Show HN: Vocal timing conditioned audio diffusion in real-time

Y	Hacker News new \| ask \| show \| jobs

	Show HN: Vocal timing conditioned audio diffusion in real-time (riffusion.com)
	8 points by haykmartiros 954 days ago
	We've been cooking up a new experiment where you can record yourself singing or talking and the app will generate vocals to match your words and timings. It's backed by an end-to-end latent diffusion model that generates audio conditioned on both the style and the lyric timings - and it's quite fast. Your actual voice and melody are not used, just the transcription, and we don't store the recording. We've found it's a really natural way to control the output you want and dream up a song concept. Curious to hear what you think!

3 comments

badFEengineer 954 days ago

I've been pretty bearish on gen AI for music, but this is the most fun I've had playing with an AI tool in a long time- the filters remind me of the OG Instagram filter effect, where even shitty photos from phones could "magically" be enhanced.

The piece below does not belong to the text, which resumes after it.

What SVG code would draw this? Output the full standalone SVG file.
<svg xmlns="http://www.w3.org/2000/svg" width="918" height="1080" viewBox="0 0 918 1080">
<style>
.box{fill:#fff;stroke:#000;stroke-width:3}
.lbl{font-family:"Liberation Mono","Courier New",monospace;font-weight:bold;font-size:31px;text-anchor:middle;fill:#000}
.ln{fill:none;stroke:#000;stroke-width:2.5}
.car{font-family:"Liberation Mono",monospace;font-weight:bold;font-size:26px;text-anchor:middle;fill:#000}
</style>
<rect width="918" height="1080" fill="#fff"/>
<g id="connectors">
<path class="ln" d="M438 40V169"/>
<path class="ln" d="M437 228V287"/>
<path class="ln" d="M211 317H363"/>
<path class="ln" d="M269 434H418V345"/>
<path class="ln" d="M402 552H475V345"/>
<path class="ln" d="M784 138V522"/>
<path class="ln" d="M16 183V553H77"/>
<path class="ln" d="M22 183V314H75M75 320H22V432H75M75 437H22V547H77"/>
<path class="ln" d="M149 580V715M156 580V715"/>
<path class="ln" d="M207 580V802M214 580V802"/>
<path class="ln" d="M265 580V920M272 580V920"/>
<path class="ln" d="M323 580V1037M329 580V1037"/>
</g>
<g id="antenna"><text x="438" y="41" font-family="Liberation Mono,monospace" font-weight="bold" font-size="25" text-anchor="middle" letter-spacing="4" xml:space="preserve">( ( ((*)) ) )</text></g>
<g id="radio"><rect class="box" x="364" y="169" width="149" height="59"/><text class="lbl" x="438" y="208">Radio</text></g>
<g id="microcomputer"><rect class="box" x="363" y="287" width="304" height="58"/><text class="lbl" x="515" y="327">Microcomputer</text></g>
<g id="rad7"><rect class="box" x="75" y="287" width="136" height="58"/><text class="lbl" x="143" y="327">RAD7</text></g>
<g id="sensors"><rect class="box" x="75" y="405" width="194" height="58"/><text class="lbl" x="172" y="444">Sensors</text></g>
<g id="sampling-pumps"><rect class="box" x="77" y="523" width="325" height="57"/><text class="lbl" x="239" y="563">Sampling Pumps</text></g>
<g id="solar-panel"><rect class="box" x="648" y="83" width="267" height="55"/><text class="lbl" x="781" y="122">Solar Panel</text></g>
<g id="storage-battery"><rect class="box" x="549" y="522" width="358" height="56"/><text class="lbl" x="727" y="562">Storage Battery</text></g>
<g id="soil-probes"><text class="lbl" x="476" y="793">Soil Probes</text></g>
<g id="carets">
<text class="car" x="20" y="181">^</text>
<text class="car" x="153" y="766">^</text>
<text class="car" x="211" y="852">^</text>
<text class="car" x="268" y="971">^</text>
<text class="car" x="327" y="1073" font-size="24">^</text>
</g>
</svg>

This + the Music ControlNet post from yesterday gives me some hope that audio AI will go the direction of creative tools, rather than dystopian full song generation.

link

ricepaddies3 954 days ago

I'm impressed with the quality of the sound! Some of my generations were for certain bops I'm finding myself regenerating on "Surprise" just to see what the model can toss up.

Would it be possible for the model to generate based on the recorded melody in the future? It might also be cool to have increased controls, e.g. choose between male and female vocals, and things like that.

Super nice work!

link

sarawiltberger 954 days ago

Very cool! Is this the state of the art music gen model out there?

link